# Outdoor Q-tool storage box?



## jfoust (Jul 30, 2008)

As I was digging through the tiny little cabinet in the kitchen that the wife has allowed me to use for all my q-tools (tongs, spatulas, brushes, thermometers, spray bottles, wood chips, etc)  I got the idea to move it all outdoors. Seems like it makes sense to put it all out there where I use it, not to mention somewhere that I don't have to get on my hands and knees and dig to find stuff! 

Before I hit the workshop and build my own, does anybody know of a commercial product that would do the same thing? I'll build it if I have to, but there's a million other projects to do around the house, so I'm afraid this one would get back-burnered indefinitely! I know Suncast makes a lot of outdoor storage boxes, but I didn't see anything specifically for this...

-Jeff


----------



## grothe (Jul 30, 2008)

This is what I have and absolutely love it!

http://www.todays-gear.com/BB150.htm


----------



## mulepackin (Jul 30, 2008)

I have been thinking about one of those patios/deck storage boxes.
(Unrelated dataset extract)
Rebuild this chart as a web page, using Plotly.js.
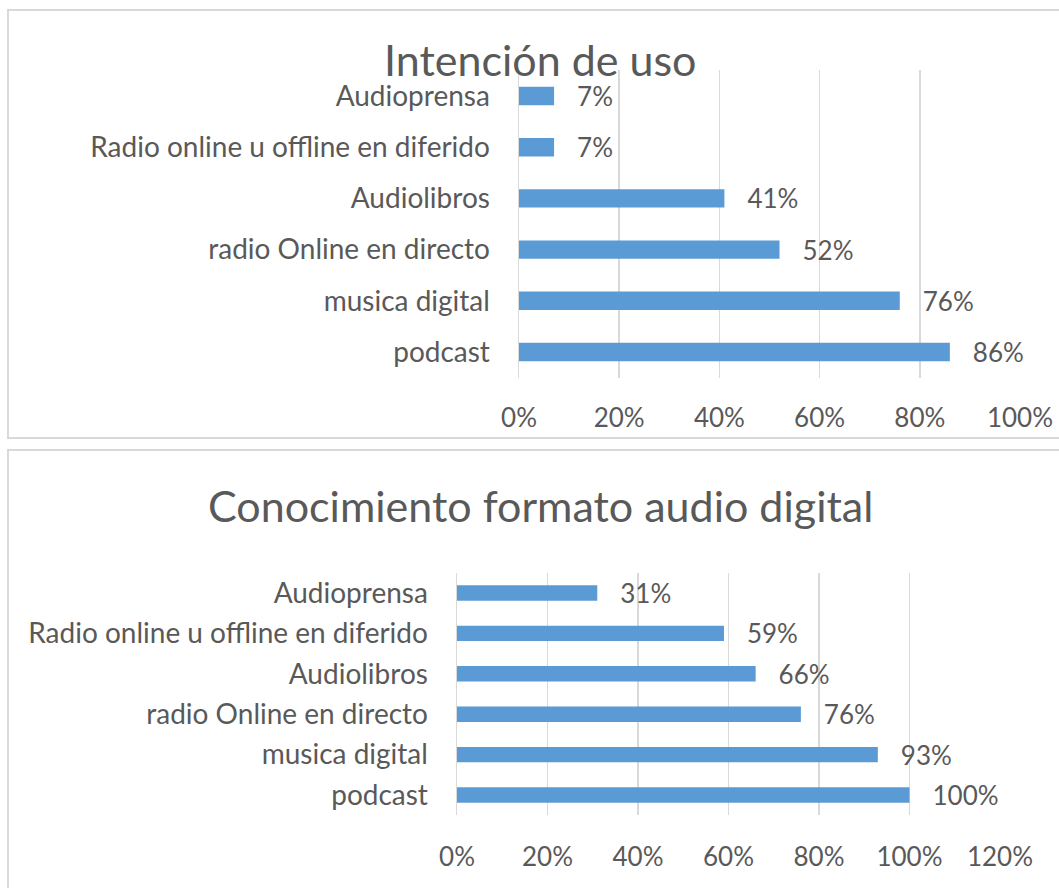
<!DOCTYPE html>
<html>
<head>
<meta charset="utf-8">
<script src="https://cdn.plot.ly/plotly-3.0.1.min.js"></script>
<style>html,body{margin:0;padding:0;background:#fff;}#chart{width:1059px;height:888px;}</style>
</head>
<body>
<div id="chart"></div>
<script>
// Categories listed top to bottom
const categories = [
  "Audioprensa",
  "Radio online u offline en diferido",
  "Audiolibros",
  "radio Online en directo",
  "musica digital",
  "podcast"
];
const intencionValues = [7, 7, 41, 52, 76, 86];
const conocimientoValues = [31, 59, 66, 76, 93, 100];
const title1 = "Intención de uso";
const title2 = "Conocimiento formato audio digital";
const ticks1 = [0, 20, 40, 60, 80, 100];
const ticks2 = [0, 20, 40, 60, 80, 100, 120];

const W = 1059, H = 888;
const px = v => v / W;
const py = v => 1 - v / H;
const txt = "#595959";
const fontFam = "Lato, 'Open Sans', sans-serif";
const barColor = "#5b9bd5";
const numSize = 26;
const catSize = 28;

const traces = [
  {
    type: "bar", orientation: "h",
    x: intencionValues, y: categories,
    xaxis: "x", yaxis: "y",
    marker: {color: barColor},
    width: 0.36,
    text: intencionValues.map(v => "\u00a0\u00a0\u00a0" + v + "%"),
    textposition: "outside",
    constraintext: "none",
    cliponaxis: false,
    textfont: {size: numSize, color: txt, family: fontFam},
    hoverinfo: "none"
  },
  {
    type: "bar", orientation: "h",
    x: conocimientoValues, y: categories,
    xaxis: "x2", yaxis: "y2",
    marker: {color: barColor},
    width: 0.38,
    text: conocimientoValues.map(v => "\u00a0\u00a0\u00a0" + v + "%"),
    textposition: "outside",
    constraintext: "none",
    cliponaxis: false,
    textfont: {size: numSize, color: txt, family: fontFam},
    hoverinfo: "none"
  }
];

const axisCommon = {
  showgrid: true, gridcolor: "#d9d9d9", gridwidth: 1.5,
  zeroline: false, showline: false,
  tickfont: {size: numSize, color: txt, family: fontFam},
  tickmode: "array",
  ticks: "", fixedrange: true
};
const yCommon = {
  type: "category", autorange: "reversed",
  showgrid: false, zeroline: false,
  showline: true, linecolor: "#d9d9d9", linewidth: 1.5,
  ticks: "", ticklabelstandoff: 22,
  tickfont: {size: catSize, color: txt, family: fontFam}
};

const layout = {
  width: W, height: H,
  margin: {l: 0, r: 0, t: 0, b: 0},
  paper_bgcolor: "#fff", plot_bgcolor: "rgba(0,0,0,0)",
  showlegend: false,
  font: {family: fontFam, color: txt},
  xaxis: Object.assign({}, axisCommon, {
    domain: [px(519), px(1020)], range: [0, 100],
    tickvals: ticks1, ticktext: ticks1.map(t => t + "%"),
    anchor: "y", ticklabelstandoff: 22
  }),
  yaxis: Object.assign({}, yCommon, {
    domain: [py(377.6), py(70.4)], anchor: "x"
  }),
  xaxis2: Object.assign({}, axisCommon, {
    domain: [px(457), px(1000)], range: [0, 120],
    tickvals: ticks2, ticktext: ticks2.map(t => t + "%"),
    anchor: "y2", ticklabelstandoff: 24
  }),
  yaxis2: Object.assign({}, yCommon, {
    domain: [py(815.2), py(572.8)], anchor: "x2"
  }),
  shapes: [
    {type: "rect", xref: "paper", yref: "paper",
     x0: px(8), x1: px(1075), y0: py(438), y1: py(10),
     line: {color: "#d9d9d9", width: 2}, fillcolor: "rgba(0,0,0,0)", layer: "below"},
    {type: "rect", xref: "paper", yref: "paper",
     x0: px(8), x1: px(1075), y0: py(905), y1: py(450),
     line: {color: "#d9d9d9", width: 2}, fillcolor: "rgba(0,0,0,0)", layer: "below"}
  ],
  annotations: [
    {text: title1, xref: "paper", yref: "paper", x: px(540), y: py(59),
     xanchor: "center", yanchor: "middle", showarrow: false,
     font: {size: 43, color: txt, family: fontFam}},
    {text: title2, xref: "paper", yref: "paper", x: px(540), y: py(506),
     xanchor: "center", yanchor: "middle", showarrow: false,
     font: {size: 43, color: txt, family: fontFam}}
  ]
};

Plotly.newPlot("chart", traces, layout, {staticPlot: true, displayModeBar: false});
</script>
</body>
</html>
After seeing what grothe posted, I might have to find me one of them. Where can they be purchased?


----------



## sbv32 (Jul 30, 2008)

grothe, that looks awesome.  How waterproof is it?


----------



## grothe (Jul 30, 2008)

Got mine from homedepot - think they only sell em on da web thought.
Just google "backyard gear" - alot o places sell em.


----------



## grothe (Jul 30, 2008)

Don't really know. My setup is in one of my buildings. Don't have ta worry bout rain, wind, or hot sun! Looks pretty tight thou. Take a better look at it tonight and let ya know more tomorrow. Take some pix of it too.


----------



## jfoust (Jul 30, 2008)

That thing does look awesome! I googled it and found it at walmart for $149 and $159 at Home Depot and Sears. A little too rich for my blood, I'm afraid. I see they have another non-sink model, but it's not as easy to come by, and the one place I found it wanted $165 for it, but it's out of stock.
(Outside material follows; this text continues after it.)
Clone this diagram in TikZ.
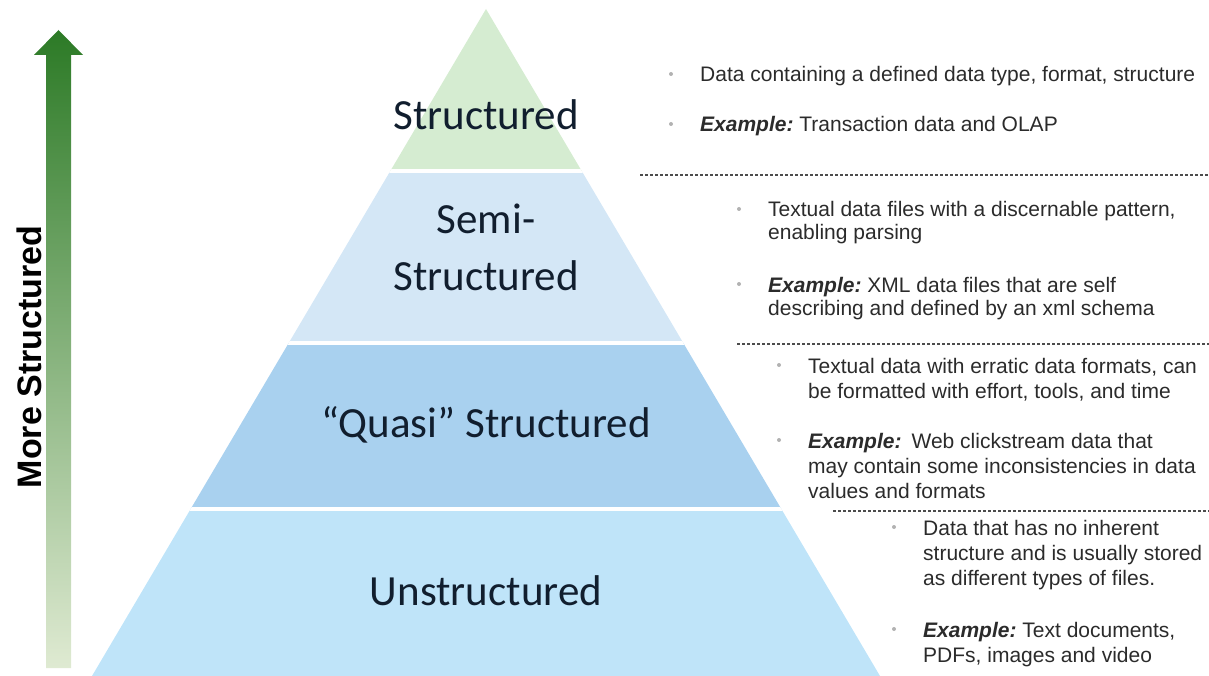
\documentclass[tikz,border=0pt]{standalone}
\usepackage{fontspec}
\setmainfont{Liberation Sans}
\newfontfamily\tierfont{Carlito}
\usetikzlibrary{positioning,calc}

\definecolor{tiergreen}{HTML}{D5ECD1}
\definecolor{tierpale}{HTML}{D4E7F6}
\definecolor{tiermid}{HTML}{A9D1EF}
\definecolor{tierlight}{HTML}{BFE4F9}
\definecolor{tiertext}{HTML}{111E2E}
\definecolor{bodytext}{HTML}{2B2B2B}
\definecolor{arrowdark}{HTML}{2C7A26}
\definecolor{arrowmid}{HTML}{6E9F45}
\definecolor{arrowpale}{HTML}{DFEAD2}

\newcommand{\exlabel}{\textbf{\textit{Example:}}}

\begin{document}
\begin{tikzpicture}[
    x=1pt, y=-1pt,
    tier/.style={font=\tierfont\fontsize{43}{57}\selectfont, text=tiertext, align=center, anchor=base, inner sep=0pt},
    item/.style={font=\fontsize{21}{23}\selectfont, text=bodytext, align=left, anchor=base west, inner sep=0pt},
    loose/.style={font=\fontsize{21}{25}\selectfont},
    dot/.style={circle, fill=gray!60, inner sep=0pt, minimum size=4pt},
    sepline/.style={dash pattern=on 3pt off 2pt, line width=1.3pt, draw=gray!60!black}
]
\useasboundingbox (0,0) rectangle (1209,676);

% ---- pyramid with four tiers ----
\coordinate (apex) at (486,9);
\coordinate (baseL) at (92,676);
\coordinate (baseR) at (880,676);
\begin{scope}
  \clip (apex) -- (baseL) -- (baseR) -- cycle;
  \fill[tiergreen] (0,0) rectangle (1209,171);
  \fill[tierpale] (0,171) rectangle (1209,343);
  \fill[tiermid] (0,343) rectangle (1209,509);
  \fill[tierlight] (0,509) rectangle (1209,676);
  \foreach \y in {171,343,509}
    \draw[white, line width=4pt] (0,\y) -- (1209,\y);
\end{scope}

% labels sit on the baseline of their last line
\node[tier] (structured) at (486,130) {Structured};
\node[tier] (semi) at (486,290) {Semi-\\Structured};
\node[tier] (quasi) at (486,437) {“Quasi” Structured};
\node[tier] (unstructured) at (486,605) {Unstructured};

% ---- green arrow on the left ----
\shade[top color=arrowdark, middle color=arrowmid, bottom color=arrowpale]
  (46,668) -- (46,55) -- (34,55) -- (58.5,30) -- (83,55) -- (71,55) -- (71,668) -- cycle;
\node[rotate=90, font=\bfseries\fontsize{34}{40}\selectfont, text=black] (axis) at (29,357) {More Structured};

% ---- descriptions ----
\node[item] (s1) at (700,82) {Data containing a defined data type, format, structure};
\node[item] (s2) at (700,132) {\exlabel\ Transaction data and OLAP};

\node[item] (m1) at (768,240) {Textual data files with a discernable pattern,\\enabling parsing};
\node[item] (m2) at (768,315) {\exlabel\ XML data files that are self\\describing and defined by an xml schema};

\node[item, loose] (q1) at (808,398) {Textual data with erratic data formats, can\\be formatted with effort, tools, and time};
\node[item, loose] (q2) at (808,498) {\exlabel\hspace{10pt}Web clickstream data that\\may contain some inconsistencies in data\\values and formats};

\node[item, loose] (u1) at (923,585) {Data that has no inherent\\structure and is usually stored\\as different types of files.};
\node[item, loose] (u2) at (923,662) {\exlabel\ Text documents,\\PDFs, images and video};

% bullets beside the first line of each item
\foreach \t/\up in {s1/8, s2/8, m1/31, m2/31, q1/33, q2/58, u1/58, u2/33}
  \node[dot] (dot-\t) at ($(\t.base west)+(-29,-\up)$) {};

% separators
\draw[sepline] (640,175) -- (1209,175);
\draw[sepline] (737,344) -- (1209,344);
\draw[sepline] (833,511) -- (1209,511);

\end{tikzpicture}
\end{document}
I was wondering about waterproofness too... Looks like it's more designed to be loaded up indoors, taken out for cooking, then brought back in from what I can tell. Doesn't look like anything is really sealed, but it's nothing a small tarp couldn't help!


----------



## jfoust (Jul 30, 2008)

Also FWIW, reviews on Home Depot comment about it being smaller than they thought it would be, and one person even commented that they wish it was taller. I'm 6'2", so if people think it's short, it might be too short for me!
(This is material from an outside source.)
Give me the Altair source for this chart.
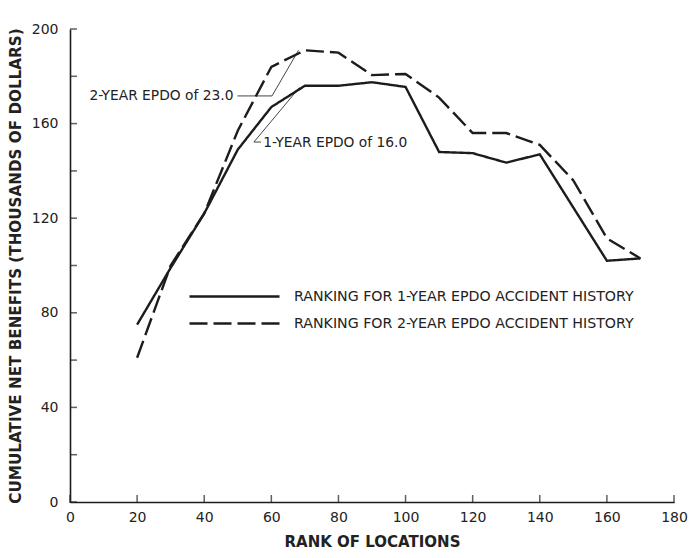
import altair as alt
import pandas as pd

# ---- data ----
rank = [20, 30, 40, 50, 60, 70, 80, 90, 100, 110, 120, 130, 140, 150, 160, 170]
one_year = [75, 99, 122, 149, 167, 176, 176, 177.5, 175.5, 148, 147.5, 143.5, 147, 124.5, 102, 103]
two_year = [61, 100, 122, 157, 184, 191, 190, 180.5, 181, 171, 156, 156, 151, 136, 111.5, 103]
series_names = ["RANKING FOR 1-YEAR EPDO ACCIDENT HISTORY",
                "RANKING FOR 2-YEAR EPDO ACCIDENT HISTORY"]

x_ticks = [0, 20, 40, 60, 80, 100, 120, 140, 160, 180]
y_ticks = [0, 20, 40, 60, 80, 100, 120, 140, 160, 180, 200]
y_labels = [0, 40, 80, 120, 160, 200]

ann_text = ["2-YEAR EPDO of 23.0", "1-YEAR EPDO of 16.0"]
ann_x = [49.3, 57.6]
ann_y = [171.7, 152.0]

lead2_x = [49.9, 60.2, 68.1]
lead2_y = [171.7, 171.7, 191.0]
lead1_x = [56.9, 54.8, 68.4]
lead1_y = [152.2, 152.2, 175.3]

# ---- tables ----
df = pd.DataFrame({
    "rank": rank + rank,
    "value": one_year + two_year,
    "series": [series_names[0]] * len(rank) + [series_names[1]] * len(rank),
})
ytick_df = pd.DataFrame({"value": y_ticks})
xtick_df = pd.DataFrame({"rank": x_ticks})
ann2_df = pd.DataFrame({"rank": [ann_x[0]], "value": [ann_y[0]], "t": [ann_text[0]]})
ann1_df = pd.DataFrame({"rank": [ann_x[1]], "value": [ann_y[1]], "t": [ann_text[1]]})
lead_df = pd.DataFrame({
    "rank": lead2_x + lead1_x,
    "value": lead2_y + lead1_y,
    "g": ["a"] * 3 + ["b"] * 3,
    "o": [0, 1, 2, 0, 1, 2],
})

FONT = "DejaVu Sans"
INK = "#1c1c1c"

xs = alt.Scale(domain=[0, 180], nice=False, zero=False)
ys = alt.Scale(domain=[0, 200], nice=False, zero=False)

x_axis = alt.Axis(values=x_ticks, ticks=False, grid=False, domainColor=INK, domainWidth=1.6,
                  labelFont=FONT, labelFontSize=14, labelColor="#222", labelPadding=8,
                  labelFlush=False, title="RANK OF LOCATIONS", titleFont=FONT, titleFontSize=15,
                  titleFontWeight="bold", titleColor="#222", titlePadding=10)
y_axis = alt.Axis(values=y_labels, ticks=False, grid=False, domainColor=INK, domainWidth=1.6,
                  labelFont=FONT, labelFontSize=14, labelColor="#222", labelPadding=12,
                  labelFlush=False,
                  title="CUMULATIVE NET BENEFITS (THOUSANDS OF DOLLARS)", titleFont=FONT,
                  titleFontSize=15.2, titleFontWeight="bold", titleColor="#222", titlePadding=8)

lines = alt.Chart(df).mark_line(color=INK, strokeWidth=2.4).encode(
    x=alt.X("rank:Q", scale=xs, axis=x_axis),
    y=alt.Y("value:Q", scale=ys, axis=y_axis),
    strokeDash=alt.StrokeDash(
        "series:N",
        scale=alt.Scale(domain=series_names, range=[[1, 0], [18, 6]]),
        legend=alt.Legend(orient="none", legendX=153, legendY=256, title=None,
                          symbolType="M-4.5,0H4.5", symbolSize=400, symbolStrokeWidth=2.4,
                          symbolStrokeColor=INK, labelFont=FONT, labelFontSize=14.2,
                          labelColor="#222", labelOffset=48, rowPadding=8, padding=0,
                          labelLimit=0),
    ),
)

yticks = alt.Chart(ytick_df).mark_tick(orient="horizontal", size=7, thickness=1.5,
                                       xOffset=3.5, color=INK).encode(
    x=alt.datum(0), y=alt.Y("value:Q", scale=ys))
xticks = alt.Chart(xtick_df).mark_tick(orient="vertical", size=8, thickness=1.5,
                                       yOffset=-3, color=INK).encode(
    x=alt.X("rank:Q", scale=xs), y=alt.datum(0))

leaders = alt.Chart(lead_df).mark_line(color="#444", strokeWidth=1).encode(
    x=alt.X("rank:Q", scale=xs), y=alt.Y("value:Q", scale=ys), detail="g:N", order="o:Q")

ann2 = alt.Chart(ann2_df).mark_text(align="right", baseline="middle", font=FONT, fontSize=13.8,
                                    color="#222", dx=-2).encode(
    x=alt.X("rank:Q", scale=xs), y=alt.Y("value:Q", scale=ys), text="t:N")
ann1 = alt.Chart(ann1_df).mark_text(align="left", baseline="middle", font=FONT, fontSize=13.8,
                                    color="#222").encode(
    x=alt.X("rank:Q", scale=xs), y=alt.Y("value:Q", scale=ys), text="t:N")

chart = alt.layer(leaders, lines, yticks, xticks, ann2, ann1).properties(
    width=604, height=473,
    padding={"left": 62, "top": 21, "right": 15, "bottom": 48},
    autosize="none",
    background="white",
).configure_view(stroke=None)

chart.save("out.html", embed_options={"renderer": "svg", "actions": False})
Also the one review on Walmart.com says: "One note, though, it's not water-tight, so rain will get in."


----------



## teeotee (Jul 30, 2008)

I hear ya on this subject. The wife has let me have one drawer in the kitchen and yes it's a bottom drawer. 

Now a few nigths ago she was looking for some kebab skewers and seh tells me MY drawer is too full!!! So now i want something outside, also watertight and enough room to store at least 4 bags of charcoal, chmineys, newspaper etc ....... and keep it dry from rain and humidity .... now that's not too much to ask is it 
	

	
	
		
		



		
			






 .


----------



## grothe (Jul 30, 2008)

Need to get yourself an old van.
Can probably get the smoker in there somewhere too!


----------



## teeotee (Jul 30, 2008)

Boy was just looking at the rubbermaid site, that stuff is not cheap. Think i'll have to get something built myself for a fraction of the cost. Although think i have the same issue as foust of having a large project list.


----------



## teeotee (Jul 30, 2008)

Jfoust, just found this on Amazon for $59.00 Says it's designed that the rain runs off!! 








http://www.amazon.com/Suncast-DB5000...Z6DQEGHB055DYA


----------



## richoso1 (Jul 30, 2008)

I use a Suncrest product and it holds all my Q tools and a few garden tools also. It doesn't take up much space and blends in pretty well. The pic is of my setup, everything rolls out to the patio edge, except the Q tool box. Left to right is my spare tank, Q tool box, propane caddy w/table top, smoker, and fridge. I'm disabled and I try to keep everything within reach.


----------



## teeotee (Jul 30, 2008)

Nice  set up you have there rich ..... especially like the outdoor fridge, very handy.  Guessing you don't get too much rain there huh?? 

I'm really thinking now of making a box/storage chest on wheels so i could at least get it under cover somewhere when we have some of our less favorable Iowa weather.


----------



## earache_my_eye (Jul 30, 2008)

IOWA????..........bad weather?????.......BAH!!!......surely you jest.....and don't call me Shirley....


----------



## teeotee (Jul 30, 2008)

Lol ..... E-M-E .

One thing i was told when i moved here was - "If you don't like the weather then wait around a while cos it'll change soon enough"

Sorry Jfoust for a lil bit of a thread hijack 
	

	
	
		
		



		
		
	


	





 .


----------



## 13spicerub (Jul 30, 2008)

I just use a craftsman toolbox. On the top tray are my pvc gloves, spatula, tongs, temp guage, knives, basting brush/mop, and basically anything that contacts food.  on the bottom are my charcoal gloves, charcoal tongs, bbq lighter, big box of matches, roll of aluminum foil, roll of plastic wrap, box cutter, and a can of PAM Grill spray.  

Can't think of anything else i could need and its portable (for tailgating or to put in the trunk of my car for emergency needs at a friends bbq lol).

I used to have those flexible cutting boards but they are borderline disposable.


----------



## fireguy (Jul 30, 2008)

dangit, all these ideas round here always end up costing me more $ !
some nice ideas though, thanks.


----------



## jfoust (Jul 31, 2008)

Actually, I've got a large plastic craftsman toolbox that I was thinking about using as well. That might not be a bad way to go and the price is certainly right!


----------



## jerrykr (Jul 31, 2008)

This was my wife's idea. $120.00 at Lowes. I love it.







Jerry


----------



## mulepackin (Sep 22, 2008)

I was in Sears a couple weeks ago and came across this on clearance. I paid around $50.00 for it. I holds all my charcoal, chimney, chips and chunks, foil pans and foil, etc. and room left over. I comes in pieces, and gets snapped together. I don't know if it will last very well, but it keeps things together and dry at least for now. I'll see how it works over the winter.


----------



## waysideranch (Sep 22, 2008)

Go to Knaak.com.  This is the ultimate box.  We use these for everything cuz the damn coons can't screw'm up.  To bad coon doesn't taste good.  It doesn't, right?????? LOL.


----------



## guvna (Sep 22, 2008)

am i missing something?


----------